**What is needed:**
Omit all images, then return the remaining material exactly as it stands.
** begin Information supplied **
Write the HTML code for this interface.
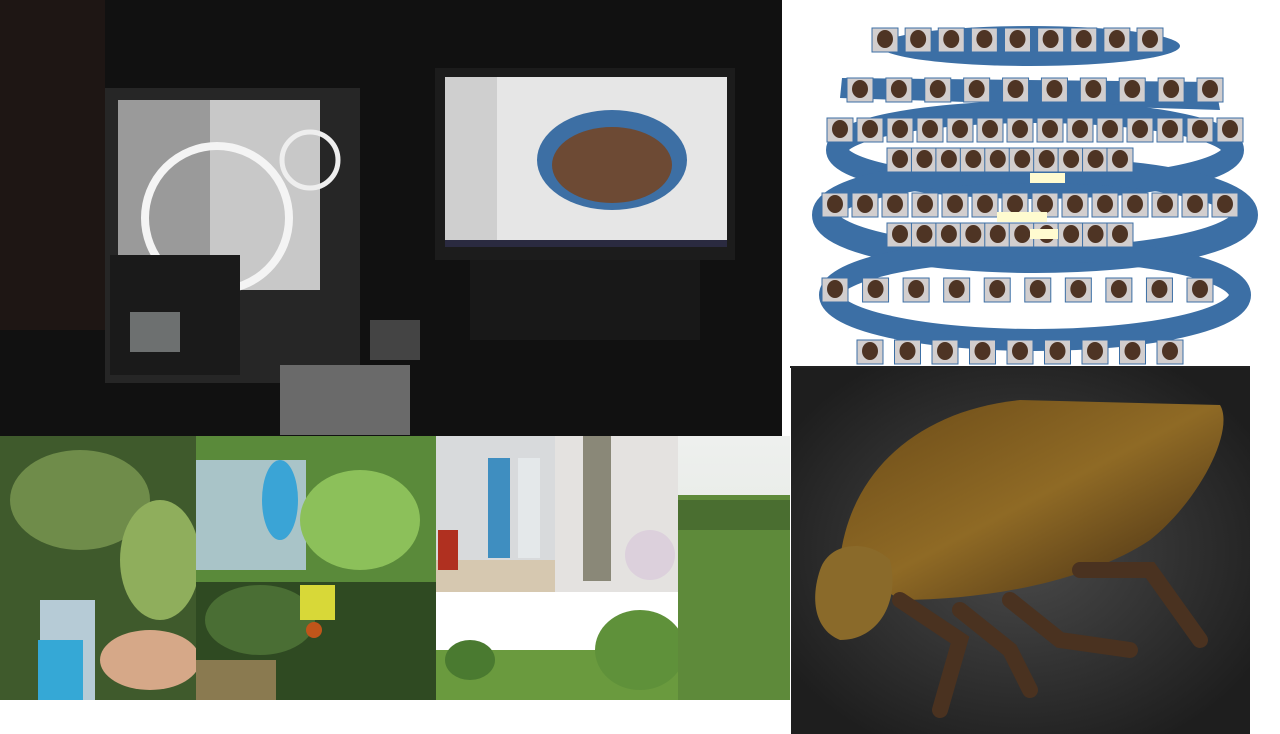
<!DOCTYPE html>
<html><head><meta charset="utf-8"><style>
html,body{margin:0;padding:0;background:#fff;width:1280px;height:734px;overflow:hidden;font-family:"Liberation Sans",sans-serif}
svg{display:block}
</style></head><body>
<svg width="1280" height="734" viewBox="0 0 1280 734">
<defs>
<radialGradient id="ins" cx="0.5" cy="0.5" r="0.6"><stop offset="0" stop-color="#4a4a4a"/><stop offset="1" stop-color="#1e1e1e"/></radialGradient>
<linearGradient id="body" x1="0" y1="0" x2="1" y2="1"><stop offset="0" stop-color="#6a4a18"/><stop offset="0.5" stop-color="#8f6a25"/><stop offset="1" stop-color="#3e2812"/></linearGradient>
<linearGradient id="sky" x1="0" y1="0" x2="0" y2="1"><stop offset="0" stop-color="#eef0ee"/><stop offset="1" stop-color="#dde3dc"/></linearGradient>
</defs>

<g>
<rect x="0" y="0" width="782" height="436" fill="#111"/>
<rect x="0" y="0" width="105" height="330" fill="#1e1614"/>
<rect x="105" y="88" width="255" height="295" fill="#262626"/>
<rect x="118" y="100" width="200" height="190" fill="#9a9a9a"/>
<rect x="210" y="100" width="110" height="190" fill="#c8c8c8"/>
<circle cx="217" cy="218" r="72" fill="none" stroke="#f4f4f4" stroke-width="8"/>
<circle cx="310" cy="160" r="28" fill="none" stroke="#eee" stroke-width="5"/>
<rect x="110" y="255" width="130" height="120" fill="#1a1a1a"/>
<rect x="130" y="312" width="50" height="40" fill="#6d7070"/>
<rect x="280" y="365" width="130" height="70" fill="#6a6a6a"/>
<rect x="370" y="320" width="50" height="40" fill="#444"/>
<rect x="435" y="68" width="300" height="192" fill="#1c1c1c"/>
<rect x="445" y="77" width="282" height="170" fill="#e6e6e6"/>
<rect x="445" y="77" width="52" height="170" fill="#cfcfcf"/>
<rect x="445" y="240" width="282" height="7" fill="#2a2a40"/>
<ellipse cx="612" cy="160" rx="75" ry="50" fill="#3d6fa4"/>
<ellipse cx="612" cy="165" rx="60" ry="38" fill="#6d4a34"/>
<rect x="470" y="260" width="230" height="80" fill="#181818"/>
</g>

<g>
<rect x="782" y="0" width="498" height="368" fill="#fff"/>
<ellipse cx="1030" cy="46" rx="150" ry="20" fill="#3c6fa5"/>
<polygon points="842,78 1215,82 1220,110 840,98" fill="#3c6fa5"/>
<ellipse cx="1035" cy="150" rx="198" ry="38" fill="none" stroke="#3c6fa5" stroke-width="22"/>
<ellipse cx="1035" cy="215" rx="210" ry="45" fill="none" stroke="#3c6fa5" stroke-width="26"/>
<ellipse cx="1035" cy="295" rx="205" ry="45" fill="none" stroke="#3c6fa5" stroke-width="22"/>
<g id="tiles"></g>
<rect x="1030" y="173" width="35" height="10" fill="#fffbd0"/>
<rect x="997" y="212" width="50" height="10" fill="#fffbd0"/>
<rect x="1030" y="229" width="28" height="10" fill="#fffbd0"/>
<rect x="790" y="366" width="460" height="2" fill="#222"/>
</g>

<g>
<rect x="791" y="368" width="459" height="366" fill="url(#ins)"/>
<path d="M840,560 C850,470 920,410 1020,400 L1220,405 C1235,430 1200,500 1150,540 C1090,580 990,600 900,600 Z" fill="url(#body)"/>
<path d="M820,570 C830,540 870,540 890,560 C900,600 880,640 840,640 C815,630 810,600 820,570 Z" fill="#8a6a2a"/>
<path d="M900,600 L960,640 L940,710 M960,610 L1010,650 L1030,690 M1010,600 L1060,640 L1130,650 M1080,570 L1150,570 L1200,640" stroke="#4a3220" stroke-width="16" fill="none" stroke-linecap="round"/>
</g>

<g>
<rect x="0" y="436" width="196" height="264" fill="#3f5a2c"/>
<ellipse cx="80" cy="500" rx="70" ry="50" fill="#6f8c4a"/>
<ellipse cx="160" cy="560" rx="40" ry="60" fill="#8fae5c"/>
<rect x="40" y="600" width="55" height="100" fill="#b6cbd6"/>
<rect x="38" y="640" width="45" height="60" fill="#35a8d6"/>
<ellipse cx="150" cy="660" rx="50" ry="30" fill="#d6a888"/>
</g>
<g>
<rect x="196" y="436" width="240" height="146" fill="#5a8a3a"/>
<rect x="196" y="460" width="110" height="110" fill="#a9c4c8"/>
<ellipse cx="280" cy="500" rx="18" ry="40" fill="#3aa4d6"/>
<ellipse cx="360" cy="520" rx="60" ry="50" fill="#8cc05a"/>
</g>
<g>
<rect x="196" y="582" width="240" height="118" fill="#2f4a22"/>
<ellipse cx="260" cy="620" rx="55" ry="35" fill="#4a6e34"/>
<rect x="300" y="585" width="35" height="35" fill="#d8d838"/>
<circle cx="314" cy="630" r="8" fill="#c0551a"/>
<rect x="196" y="660" width="80" height="40" fill="#8a7a50"/>
</g>
<g>
<rect x="436" y="436" width="119" height="156" fill="#d8dadc"/>
<rect x="436" y="560" width="119" height="32" fill="#d6c8b0"/>
<rect x="488" y="458" width="22" height="100" fill="#3f8ec0"/>
<rect x="518" y="458" width="22" height="100" fill="#e4e8ea"/>
<rect x="438" y="530" width="20" height="40" fill="#b03020"/>
</g>
<g>
<rect x="555" y="436" width="123" height="156" fill="#e4e2e0"/>
<rect x="583" y="436" width="28" height="145" fill="#8a8878"/>
<circle cx="650" cy="555" r="25" fill="#dcd0dc"/>
</g>
<g>
<rect x="436" y="592" width="242" height="108" fill="#fff"/>
<rect x="436" y="650" width="242" height="50" fill="#6a9a3e"/>
<ellipse cx="640" cy="650" rx="45" ry="40" fill="#5f913a"/>
<ellipse cx="470" cy="660" rx="25" ry="20" fill="#4a7a30"/>
</g>
<g>
<rect x="678" y="436" width="112" height="264" fill="url(#sky)"/>
<rect x="678" y="495" width="112" height="205" fill="#5e8a3a"/>
<rect x="678" y="500" width="112" height="30" fill="#4a6e30"/>
</g>
</svg>
<script>
const rows=[[40,885,1150,9],[90,860,1210,10],[130,840,1230,14],[160,900,1120,10],[205,835,1225,14],[235,900,1120,10],[290,835,1200,10],[352,870,1170,9]];
const g=document.getElementById('tiles');
rows.forEach(r=>{for(let i=0;i<r[3];i++){const x=r[1]+(r[2]-r[1])*i/(r[3]-1);
const t=document.createElementNS('http://www.w3.org/2000/svg','rect');


t.setAttribute('x',x-13);t.setAttribute('y',r[0]-12);t.setAttribute('width',26);t.setAttribute('height',24);t.setAttribute('fill','#d2cece');t.setAttribute('stroke','#3c6fa5');g.appendChild(t);
const c=document.createElementNS('http://www.w3.org/2000/svg','ellipse');


c.setAttribute('cx',x);c.setAttribute('cy',r[0]-1);c.setAttribute('rx',8);c.setAttribute('ry',9);c.setAttribute('fill','#4e3424');g.appendChild(c);}});
</script>
</body></html>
** end Information supplied **
**The completed task:**
Write the HTML code for this interface.
<!DOCTYPE html>
<html><head><meta charset="utf-8"><style>
html,body{margin:0;padding:0;background:#fff;width:1280px;height:734px;overflow:hidden;font-family:"Liberation Sans",sans-serif}
svg{display:block}
</style></head><body>
<svg width="1280" height="734" viewBox="0 0 1280 734">
<defs>
<radialGradient id="ins" cx="0.5" cy="0.5" r="0.6"><stop offset="0" stop-color="#4a4a4a"/><stop offset="1" stop-color="#1e1e1e"/></radialGradient>
<linearGradient id="body" x1="0" y1="0" x2="1" y2="1"><stop offset="0" stop-color="#6a4a18"/><stop offset="0.5" stop-color="#8f6a25"/><stop offset="1" stop-color="#3e2812"/></linearGradient>
<linearGradient id="sky" x1="0" y1="0" x2="0" y2="1"><stop offset="0" stop-color="#eef0ee"/><stop offset="1" stop-color="#dde3dc"/></linearGradient>
</defs>

<g>
<rect x="0" y="0" width="782" height="436" fill="#111"/>
<rect x="0" y="0" width="105" height="330" fill="#1e1614"/>
<rect x="105" y="88" width="255" height="295" fill="#262626"/>
<rect x="118" y="100" width="200" height="190" fill="#9a9a9a"/>
<rect x="210" y="100" width="110" height="190" fill="#c8c8c8"/>
<circle cx="217" cy="218" r="72" fill="none" stroke="#f4f4f4" stroke-width="8"/>
<circle cx="310" cy="160" r="28" fill="none" stroke="#eee" stroke-width="5"/>
<rect x="110" y="255" width="130" height="120" fill="#1a1a1a"/>
<rect x="130" y="312" width="50" height="40" fill="#6d7070"/>
<rect x="280" y="365" width="130" height="70" fill="#6a6a6a"/>
<rect x="370" y="320" width="50" height="40" fill="#444"/>
<rect x="435" y="68" width="300" height="192" fill="#1c1c1c"/>
<rect x="445" y="77" width="282" height="170" fill="#e6e6e6"/>
<rect x="445" y="77" width="52" height="170" fill="#cfcfcf"/>
<rect x="445" y="240" width="282" height="7" fill="#2a2a40"/>
<ellipse cx="612" cy="160" rx="75" ry="50" fill="#3d6fa4"/>
<ellipse cx="612" cy="165" rx="60" ry="38" fill="#6d4a34"/>
<rect x="470" y="260" width="230" height="80" fill="#181818"/>
</g>

<g>
<rect x="782" y="0" width="498" height="368" fill="#fff"/>
<ellipse cx="1030" cy="46" rx="150" ry="20" fill="#3c6fa5"/>
<polygon points="842,78 1215,82 1220,110 840,98" fill="#3c6fa5"/>
<ellipse cx="1035" cy="150" rx="198" ry="38" fill="none" stroke="#3c6fa5" stroke-width="22"/>
<ellipse cx="1035" cy="215" rx="210" ry="45" fill="none" stroke="#3c6fa5" stroke-width="26"/>
<ellipse cx="1035" cy="295" rx="205" ry="45" fill="none" stroke="#3c6fa5" stroke-width="22"/>
<g id="tiles"></g>
<rect x="1030" y="173" width="35" height="10" fill="#fffbd0"/>
<rect x="997" y="212" width="50" height="10" fill="#fffbd0"/>
<rect x="1030" y="229" width="28" height="10" fill="#fffbd0"/>
<rect x="790" y="366" width="460" height="2" fill="#222"/>
</g>

<g>
<rect x="791" y="368" width="459" height="366" fill="url(#ins)"/>
<path d="M840,560 C850,470 920,410 1020,400 L1220,405 C1235,430 1200,500 1150,540 C1090,580 990,600 900,600 Z" fill="url(#body)"/>
<path d="M820,570 C830,540 870,540 890,560 C900,600 880,640 840,640 C815,630 810,600 820,570 Z" fill="#8a6a2a"/>
<path d="M900,600 L960,640 L940,710 M960,610 L1010,650 L1030,690 M1010,600 L1060,640 L1130,650 M1080,570 L1150,570 L1200,640" stroke="#4a3220" stroke-width="16" fill="none" stroke-linecap="round"/>
</g>

<g>
<rect x="0" y="436" width="196" height="264" fill="#3f5a2c"/>
<ellipse cx="80" cy="500" rx="70" ry="50" fill="#6f8c4a"/>
<ellipse cx="160" cy="560" rx="40" ry="60" fill="#8fae5c"/>
<rect x="40" y="600" width="55" height="100" fill="#b6cbd6"/>
<rect x="38" y="640" width="45" height="60" fill="#35a8d6"/>
<ellipse cx="150" cy="660" rx="50" ry="30" fill="#d6a888"/>
</g>
<g>
<rect x="196" y="436" width="240" height="146" fill="#5a8a3a"/>
<rect x="196" y="460" width="110" height="110" fill="#a9c4c8"/>
<ellipse cx="280" cy="500" rx="18" ry="40" fill="#3aa4d6"/>
<ellipse cx="360" cy="520" rx="60" ry="50" fill="#8cc05a"/>
</g>
<g>
<rect x="196" y="582" width="240" height="118" fill="#2f4a22"/>
<ellipse cx="260" cy="620" rx="55" ry="35" fill="#4a6e34"/>
<rect x="300" y="585" width="35" height="35" fill="#d8d838"/>
<circle cx="314" cy="630" r="8" fill="#c0551a"/>
<rect x="196" y="660" width="80" height="40" fill="#8a7a50"/>
</g>
<g>
<rect x="436" y="436" width="119" height="156" fill="#d8dadc"/>
<rect x="436" y="560" width="119" height="32" fill="#d6c8b0"/>
<rect x="488" y="458" width="22" height="100" fill="#3f8ec0"/>
<rect x="518" y="458" width="22" height="100" fill="#e4e8ea"/>
<rect x="438" y="530" width="20" height="40" fill="#b03020"/>
</g>
<g>
<rect x="555" y="436" width="123" height="156" fill="#e4e2e0"/>
<rect x="583" y="436" width="28" height="145" fill="#8a8878"/>
<circle cx="650" cy="555" r="25" fill="#dcd0dc"/>
</g>
<g>
<rect x="436" y="592" width="242" height="108" fill="#fff"/>
<rect x="436" y="650" width="242" height="50" fill="#6a9a3e"/>
<ellipse cx="640" cy="650" rx="45" ry="40" fill="#5f913a"/>
<ellipse cx="470" cy="660" rx="25" ry="20" fill="#4a7a30"/>
</g>
<g>
<rect x="678" y="436" width="112" height="264" fill="url(#sky)"/>
<rect x="678" y="495" width="112" height="205" fill="#5e8a3a"/>
<rect x="678" y="500" width="112" height="30" fill="#4a6e30"/>
</g>
</svg>
<script>
const rows=[[40,885,1150,9],[90,860,1210,10],[130,840,1230,14],[160,900,1120,10],[205,835,1225,14],[235,900,1120,10],[290,835,1200,10],[352,870,1170,9]];
const g=document.getElementById('tiles');
rows.forEach(r=>{for(let i=0;i<r[3];i++){const x=r[1]+(r[2]-r[1])*i/(r[3]-1);
const t=document.createElementNS('http://www.w3.org/2000/svg','rect');


t.setAttribute('x',x-13);t.setAttribute('y',r[0]-12);t.setAttribute('width',26);t.setAttribute('height',24);t.setAttribute('fill','#d2cece');t.setAttribute('stroke','#3c6fa5');g.appendChild(t);
const c=document.createElementNS('http://www.w3.org/2000/svg','ellipse');


c.setAttribute('cx',x);c.setAttribute('cy',r[0]-1);c.setAttribute('rx',8);c.setAttribute('ry',9);c.setAttribute('fill','#4e3424');g.appendChild(c);}});
</script>
</body></html>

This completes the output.